DIRECTIVE - Filter this data down to the lines that hold "document", and copy them.

RECORD SET -

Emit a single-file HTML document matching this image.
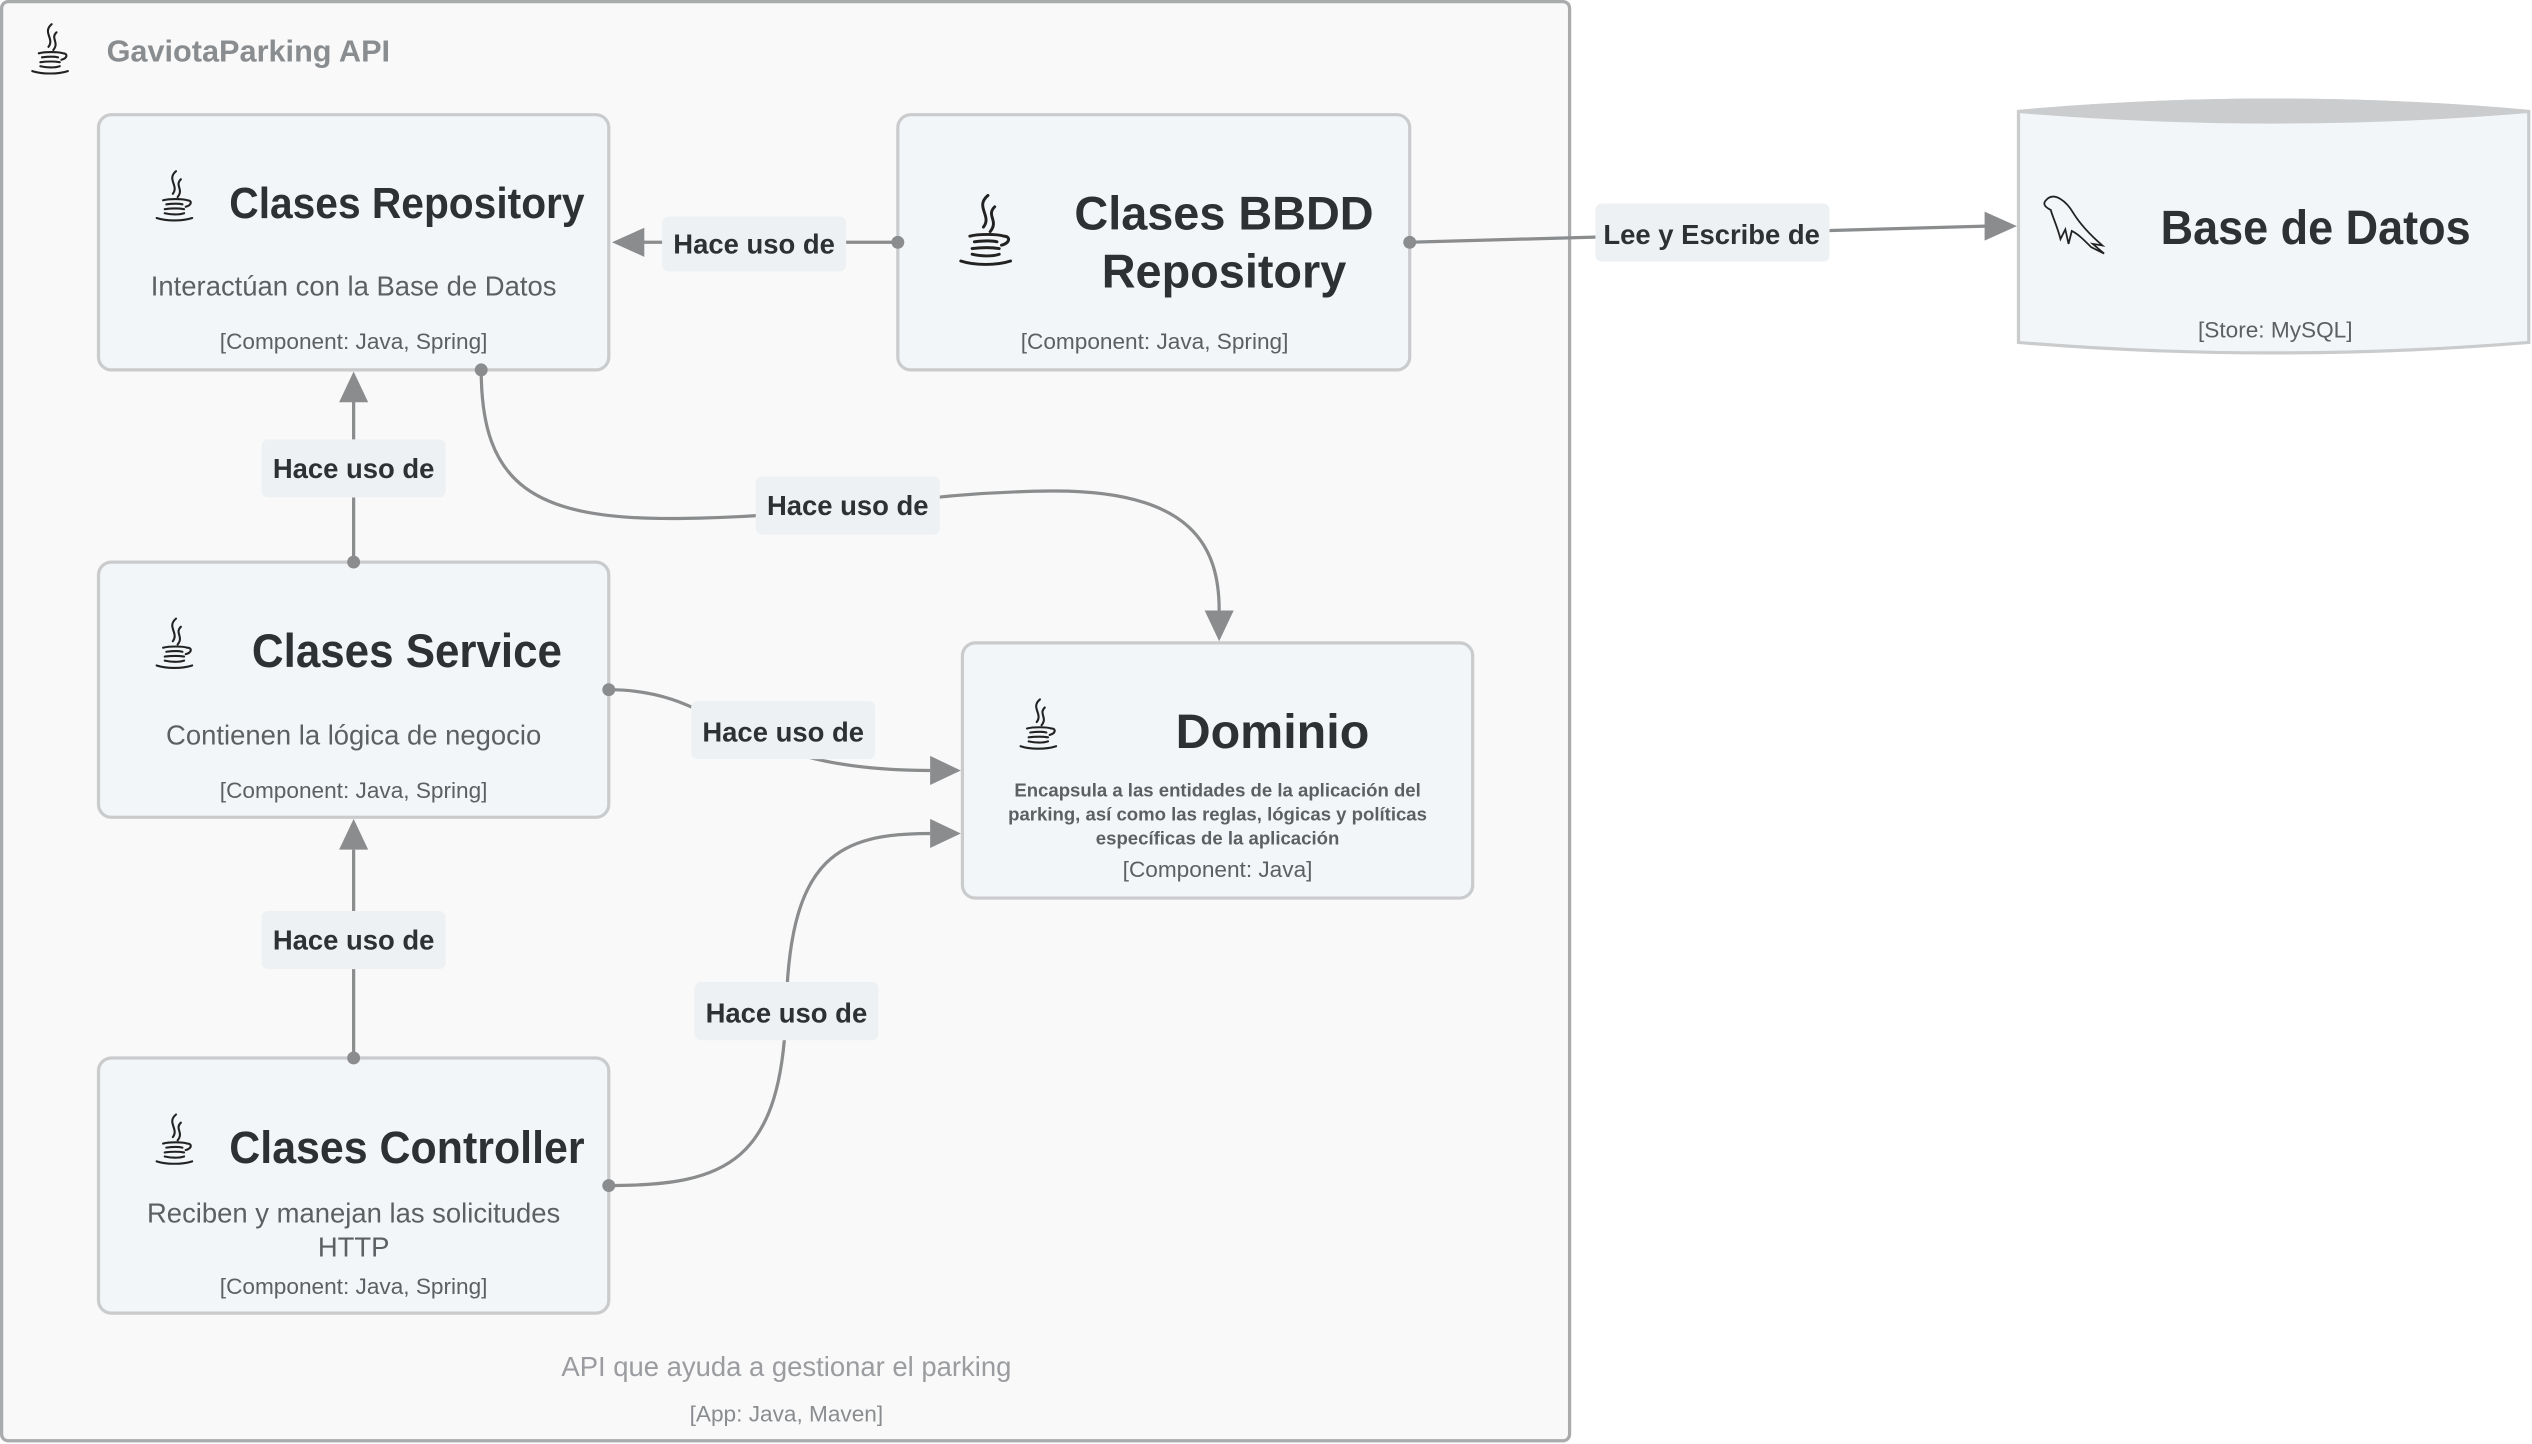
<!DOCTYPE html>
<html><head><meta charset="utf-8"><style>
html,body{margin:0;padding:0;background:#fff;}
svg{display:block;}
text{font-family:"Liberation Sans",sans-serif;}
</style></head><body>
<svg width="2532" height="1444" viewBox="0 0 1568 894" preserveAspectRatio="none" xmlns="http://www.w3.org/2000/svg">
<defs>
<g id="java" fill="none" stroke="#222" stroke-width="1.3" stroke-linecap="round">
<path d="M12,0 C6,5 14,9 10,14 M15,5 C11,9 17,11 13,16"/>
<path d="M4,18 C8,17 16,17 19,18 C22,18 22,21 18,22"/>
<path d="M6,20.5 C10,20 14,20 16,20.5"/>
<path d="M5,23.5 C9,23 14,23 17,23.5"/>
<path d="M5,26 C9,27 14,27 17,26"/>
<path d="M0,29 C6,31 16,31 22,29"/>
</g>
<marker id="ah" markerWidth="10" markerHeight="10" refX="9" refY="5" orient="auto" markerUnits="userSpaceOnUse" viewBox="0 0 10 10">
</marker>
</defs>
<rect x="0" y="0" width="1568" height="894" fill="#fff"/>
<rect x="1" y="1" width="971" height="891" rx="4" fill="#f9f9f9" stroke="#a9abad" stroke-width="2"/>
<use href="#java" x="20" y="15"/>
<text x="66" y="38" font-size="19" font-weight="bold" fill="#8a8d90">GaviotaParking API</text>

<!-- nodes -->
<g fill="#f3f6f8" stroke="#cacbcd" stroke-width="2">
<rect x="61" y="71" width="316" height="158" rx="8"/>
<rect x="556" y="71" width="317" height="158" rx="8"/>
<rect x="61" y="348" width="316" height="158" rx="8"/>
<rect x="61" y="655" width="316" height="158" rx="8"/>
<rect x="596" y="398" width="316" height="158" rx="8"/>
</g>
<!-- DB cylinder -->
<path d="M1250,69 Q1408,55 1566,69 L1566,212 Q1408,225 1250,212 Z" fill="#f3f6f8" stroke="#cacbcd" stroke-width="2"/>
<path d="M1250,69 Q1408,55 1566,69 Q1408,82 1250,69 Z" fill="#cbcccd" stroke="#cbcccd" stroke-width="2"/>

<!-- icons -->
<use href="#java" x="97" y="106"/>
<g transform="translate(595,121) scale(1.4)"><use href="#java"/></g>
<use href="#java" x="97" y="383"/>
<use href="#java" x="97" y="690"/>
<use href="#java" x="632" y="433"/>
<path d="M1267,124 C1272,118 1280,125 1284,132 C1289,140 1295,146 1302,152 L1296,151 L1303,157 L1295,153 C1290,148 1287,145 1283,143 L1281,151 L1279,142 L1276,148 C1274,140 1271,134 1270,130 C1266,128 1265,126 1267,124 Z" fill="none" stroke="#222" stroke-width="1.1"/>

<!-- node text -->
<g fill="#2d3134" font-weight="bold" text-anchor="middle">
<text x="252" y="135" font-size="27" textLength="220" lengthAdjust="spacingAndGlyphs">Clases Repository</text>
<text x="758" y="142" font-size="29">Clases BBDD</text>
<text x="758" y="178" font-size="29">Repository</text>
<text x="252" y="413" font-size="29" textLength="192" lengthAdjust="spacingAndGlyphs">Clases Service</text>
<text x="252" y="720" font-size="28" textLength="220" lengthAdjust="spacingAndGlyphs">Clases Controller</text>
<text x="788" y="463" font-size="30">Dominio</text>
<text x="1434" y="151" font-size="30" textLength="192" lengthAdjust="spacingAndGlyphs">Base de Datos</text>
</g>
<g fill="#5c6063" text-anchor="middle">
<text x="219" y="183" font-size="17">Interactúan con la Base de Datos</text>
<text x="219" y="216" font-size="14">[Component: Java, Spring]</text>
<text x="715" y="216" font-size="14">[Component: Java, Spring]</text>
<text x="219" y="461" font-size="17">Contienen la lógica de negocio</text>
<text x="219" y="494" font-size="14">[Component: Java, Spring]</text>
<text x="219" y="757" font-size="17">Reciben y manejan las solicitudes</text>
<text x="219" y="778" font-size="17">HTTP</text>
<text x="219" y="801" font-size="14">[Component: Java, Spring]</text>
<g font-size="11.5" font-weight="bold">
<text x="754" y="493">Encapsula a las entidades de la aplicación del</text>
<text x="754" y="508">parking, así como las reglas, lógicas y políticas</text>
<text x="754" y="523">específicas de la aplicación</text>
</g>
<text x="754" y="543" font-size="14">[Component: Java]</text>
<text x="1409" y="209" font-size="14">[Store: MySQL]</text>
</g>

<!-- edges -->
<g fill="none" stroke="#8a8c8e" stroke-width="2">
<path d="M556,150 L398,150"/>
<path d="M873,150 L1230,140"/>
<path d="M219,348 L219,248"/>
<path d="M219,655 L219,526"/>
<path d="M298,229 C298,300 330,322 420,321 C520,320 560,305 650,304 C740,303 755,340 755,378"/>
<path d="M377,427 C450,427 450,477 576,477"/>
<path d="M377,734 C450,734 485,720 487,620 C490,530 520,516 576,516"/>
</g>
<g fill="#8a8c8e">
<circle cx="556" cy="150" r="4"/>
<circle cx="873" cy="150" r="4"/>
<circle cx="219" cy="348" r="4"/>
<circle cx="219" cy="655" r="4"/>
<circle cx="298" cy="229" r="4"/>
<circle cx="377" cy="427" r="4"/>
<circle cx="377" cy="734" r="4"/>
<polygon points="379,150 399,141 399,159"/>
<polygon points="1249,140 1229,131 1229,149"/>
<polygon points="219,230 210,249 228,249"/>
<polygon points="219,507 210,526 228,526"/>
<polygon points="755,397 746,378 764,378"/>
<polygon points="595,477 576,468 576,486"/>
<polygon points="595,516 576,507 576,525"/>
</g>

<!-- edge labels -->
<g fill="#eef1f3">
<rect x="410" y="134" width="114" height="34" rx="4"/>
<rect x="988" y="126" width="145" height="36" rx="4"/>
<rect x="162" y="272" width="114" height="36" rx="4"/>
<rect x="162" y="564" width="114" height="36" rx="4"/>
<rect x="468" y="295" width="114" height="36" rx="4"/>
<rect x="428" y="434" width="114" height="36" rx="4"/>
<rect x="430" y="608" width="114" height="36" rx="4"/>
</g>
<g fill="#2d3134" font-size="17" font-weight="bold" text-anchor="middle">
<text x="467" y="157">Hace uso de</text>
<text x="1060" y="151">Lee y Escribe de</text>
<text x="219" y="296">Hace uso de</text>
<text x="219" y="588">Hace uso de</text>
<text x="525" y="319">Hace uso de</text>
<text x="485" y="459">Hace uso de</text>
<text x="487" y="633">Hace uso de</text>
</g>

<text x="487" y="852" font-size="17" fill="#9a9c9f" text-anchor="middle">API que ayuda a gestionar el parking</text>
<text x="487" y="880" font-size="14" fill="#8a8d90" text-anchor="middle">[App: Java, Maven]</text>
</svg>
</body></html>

* * *

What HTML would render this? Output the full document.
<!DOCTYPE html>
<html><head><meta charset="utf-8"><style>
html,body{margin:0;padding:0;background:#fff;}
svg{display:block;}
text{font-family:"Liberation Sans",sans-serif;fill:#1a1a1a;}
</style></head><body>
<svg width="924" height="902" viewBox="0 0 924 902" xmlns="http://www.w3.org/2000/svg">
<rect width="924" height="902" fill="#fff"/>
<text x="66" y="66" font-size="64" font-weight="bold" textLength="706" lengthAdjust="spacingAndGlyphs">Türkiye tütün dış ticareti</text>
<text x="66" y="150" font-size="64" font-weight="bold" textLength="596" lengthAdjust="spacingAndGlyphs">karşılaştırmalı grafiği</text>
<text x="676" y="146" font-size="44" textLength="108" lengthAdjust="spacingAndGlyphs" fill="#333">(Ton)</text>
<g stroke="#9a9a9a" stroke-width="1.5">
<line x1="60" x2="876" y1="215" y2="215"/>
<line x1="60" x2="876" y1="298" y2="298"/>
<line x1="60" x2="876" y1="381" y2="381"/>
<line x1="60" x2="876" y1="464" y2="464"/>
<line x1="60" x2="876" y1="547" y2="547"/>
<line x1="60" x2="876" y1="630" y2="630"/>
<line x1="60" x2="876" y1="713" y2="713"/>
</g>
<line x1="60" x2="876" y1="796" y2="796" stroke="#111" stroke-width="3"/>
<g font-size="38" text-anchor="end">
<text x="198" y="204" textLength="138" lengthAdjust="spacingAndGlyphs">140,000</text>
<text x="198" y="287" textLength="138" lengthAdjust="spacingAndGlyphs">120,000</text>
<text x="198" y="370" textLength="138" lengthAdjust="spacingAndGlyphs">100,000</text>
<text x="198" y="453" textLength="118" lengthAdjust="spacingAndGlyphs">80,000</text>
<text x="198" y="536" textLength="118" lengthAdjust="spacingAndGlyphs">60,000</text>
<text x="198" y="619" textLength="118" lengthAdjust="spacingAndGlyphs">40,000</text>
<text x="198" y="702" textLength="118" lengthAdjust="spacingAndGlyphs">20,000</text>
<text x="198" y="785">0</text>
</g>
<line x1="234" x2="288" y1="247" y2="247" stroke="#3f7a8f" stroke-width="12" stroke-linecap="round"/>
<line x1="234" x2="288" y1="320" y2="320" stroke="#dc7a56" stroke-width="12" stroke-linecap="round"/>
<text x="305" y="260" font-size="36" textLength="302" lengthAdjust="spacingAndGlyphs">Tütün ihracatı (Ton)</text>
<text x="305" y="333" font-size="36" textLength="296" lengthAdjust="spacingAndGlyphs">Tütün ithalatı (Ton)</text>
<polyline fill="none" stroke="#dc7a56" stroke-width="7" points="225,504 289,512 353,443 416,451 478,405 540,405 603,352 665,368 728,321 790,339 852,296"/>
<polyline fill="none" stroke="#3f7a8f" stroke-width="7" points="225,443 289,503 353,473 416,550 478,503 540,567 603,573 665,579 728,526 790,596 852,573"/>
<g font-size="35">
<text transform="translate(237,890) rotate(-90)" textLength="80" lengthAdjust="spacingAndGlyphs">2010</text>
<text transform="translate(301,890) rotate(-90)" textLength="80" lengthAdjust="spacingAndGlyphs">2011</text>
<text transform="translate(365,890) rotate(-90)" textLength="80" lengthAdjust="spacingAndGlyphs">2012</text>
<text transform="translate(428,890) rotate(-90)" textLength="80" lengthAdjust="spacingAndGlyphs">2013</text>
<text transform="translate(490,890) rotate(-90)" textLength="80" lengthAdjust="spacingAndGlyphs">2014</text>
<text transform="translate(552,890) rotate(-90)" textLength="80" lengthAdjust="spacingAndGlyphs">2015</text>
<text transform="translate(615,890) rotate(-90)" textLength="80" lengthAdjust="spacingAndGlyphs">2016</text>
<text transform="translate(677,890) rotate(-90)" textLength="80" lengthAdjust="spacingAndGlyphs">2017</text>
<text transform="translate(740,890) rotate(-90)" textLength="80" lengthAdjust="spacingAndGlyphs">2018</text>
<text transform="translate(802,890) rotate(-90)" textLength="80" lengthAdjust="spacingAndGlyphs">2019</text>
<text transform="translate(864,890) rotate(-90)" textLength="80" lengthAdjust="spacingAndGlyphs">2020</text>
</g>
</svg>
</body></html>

==

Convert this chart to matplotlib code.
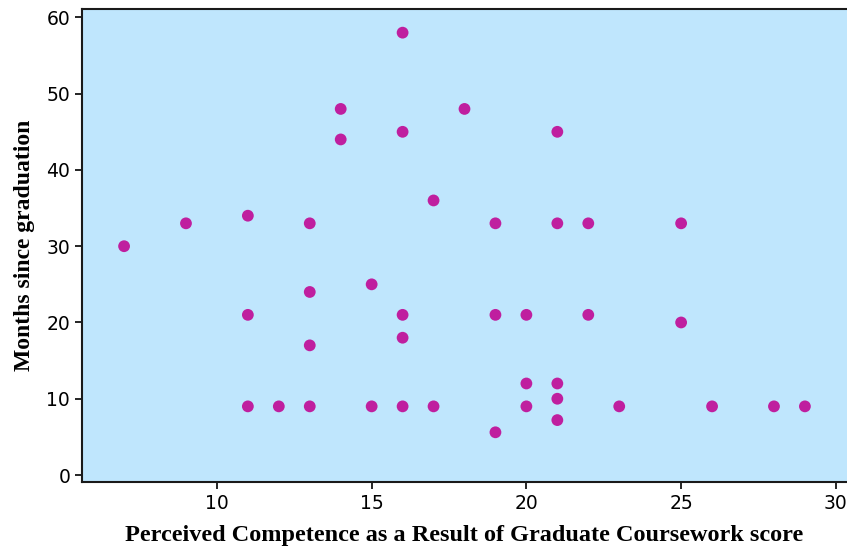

FINAL RESULT -
Emit a single-file HTML document matching this image.
What HTML would render this? Output the full document.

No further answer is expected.